A common playbook: sell Home A using the exclusion, wait at least two years, then sell Home B after satisfying two years of primary residence. Repeat as your life evolves. Homeowners who methodically upgrade residences can shield multiple six-figure gains over decades—without complex entities or exotic transactions.

Timing Tips

Calendar control matters. Track your prior sale date that used the exclusion, the months of primary occupancy on the current home, and your total ownership timeline. If you’re short on qualifying time, a few more months of residency can unlock the full cap and dramatically reduce the taxable portion.

Cost Considerations

Moving twice isn’t free. You’ll lose rental income during a move-back period, and you’ll pay transaction costs when selling.
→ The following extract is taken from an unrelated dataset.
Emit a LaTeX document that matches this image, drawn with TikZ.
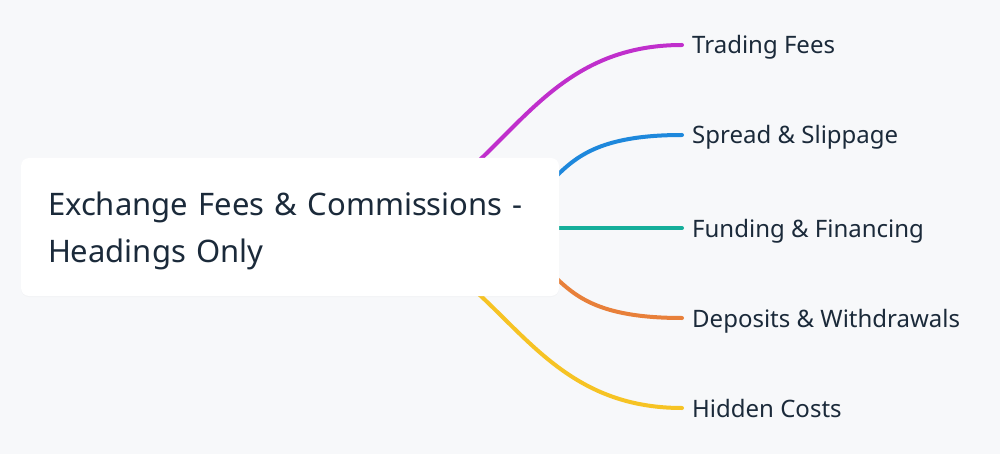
\documentclass[tikz,border=0pt]{standalone}
\usepackage{fontspec}
\setmainfont{Noto Sans}
\usepackage{xcolor}
\usetikzlibrary{positioning, shadows, backgrounds}

\definecolor{bgpaper}{HTML}{F7F8FA}
\definecolor{inkdark}{HTML}{1B2A3A}
\definecolor{brmagenta}{HTML}{C02FCC}
\definecolor{brblue}{HTML}{1E88DC}
\definecolor{brteal}{HTML}{15AE9A}
\definecolor{brorange}{HTML}{E8803A}
\definecolor{bryellow}{HTML}{F6C324}

\begin{document}
\begin{tikzpicture}[x=1pt, y=-1pt]

    % Define the styles for the map
    \tikzset{root/.style={rectangle, rounded corners=8pt, fill=white, text=inkdark,
                 minimum width=538pt, minimum height=138pt, inner xsep=27pt,
                 text width=484pt, align=left, font=\fontsize{31}{47}\selectfont,
                 drop shadow={opacity=0.04, shadow xshift=0pt, shadow yshift=-1pt}},
             leaf/.style={anchor=west, inner sep=0pt, text=inkdark, text height=18pt,
                 text depth=0pt, font=\fontsize{24}{28}\selectfont},
             branch/.style={draw=#1, line width=4pt, line cap=round}}

    \useasboundingbox (0,0) rectangle (1000,454);

    % Nodes
    \node[root] (exchange) at (290,227) {Exchange Fees \& Commissions -\\\smash{Headings Only}};
    \node[leaf] (trading) at (692,45) {Trading Fees};
    \node[leaf] (spread) at (692,135) {Spread \& Slippage};
    \node[leaf] (funding) at (692,228) {Funding \& Financing};
    \node[leaf] (deposits) at (692,318) {Deposits \& Withdrawals};
    \node[leaf] (hidden) at (692,408) {Hidden Costs};
    \coordinate (hubouter) at ([xshift=35pt,yshift=-1pt]exchange.center);
    \coordinate (hubinner) at ([xshift=130pt,yshift=-1pt]exchange.center);

    % Paths
    \begin{scope}[on background layer]
        \fill[bgpaper] (0,0) rectangle (1000,454);
        \path[branch=brmagenta] (hubouter) .. controls +(175,0) and +(-175,0) .. ([xshift=-10pt]trading.west);
        \path[branch=brblue] (hubinner) .. controls +(170,0) and +(-170,0) .. ([xshift=-10pt]spread.west);
        \path[branch=brteal] (hubinner) -- ([xshift=-10pt]funding.west);
        \path[branch=brorange] (hubinner) .. controls +(170,0) and +(-170,0) .. ([xshift=-10pt]deposits.west);
        \path[branch=bryellow] (hubouter) .. controls +(175,0) and +(-175,0) .. ([xshift=-10pt]hidden.west);
    \end{scope}
\end{tikzpicture}
\end{document}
Market risk also matters; waiting to qualify could expose you to price swings. And remember, depreciation recapture is unavoidable—budget for it at up to 25% of prior depreciation.

When To Sell

Run the numbers three ways: sell now and pay full tax, move back and qualify for the full exclusion, or hold and consider a later sale. Compare the tax saved to lost rent, carrying costs, and lifestyle tradeoffs. If your prorated eligible gain already exceeds $250,000/$500,000, an additional few months may not add benefit—sell when your target is met.

Partial Exclusion

The IRS allows a reduced exclusion for specific hardships—certain health, job-change, or unforeseen events. The formula prorates the $250,000/$500,000 limit based on months of qualifying use out of 24. Documentation is critical, and not every situation qualifies, so treat this as a safety valve, not a core plan.

Alternatives

If moving back isn’t practical, a 1031 exchange can defer gain on investment property, but it won’t create Section 121 eligibility. Some owners sequence strategies: convert rental to primary residence, later use Section 121, and accept that only the primary-residence share is excludable while depreciation is recaptured.

Action Checklist

Confirm ownership and occupancy dates with closing statements, leases, and utility bills. Reconstruct basis: purchase, improvements, and depreciation. Estimate total gain, selling costs, and the nonqualified-use ratio. Map your two-year cooldown window. Decide whether moving back, waiting, or selling now delivers the best after-tax outcome.
Home Sale Gain Break

Conclusion

Section 121 is one of the rare, generous breaks left to everyday owners. With sharp timing, clean records, and a willingness to plan two years ahead, homeowners can harvest equity while minimizing taxes—especially when they track eligibility windows, document improvements, and model the tradeoffs between moving back, waiting, or selling.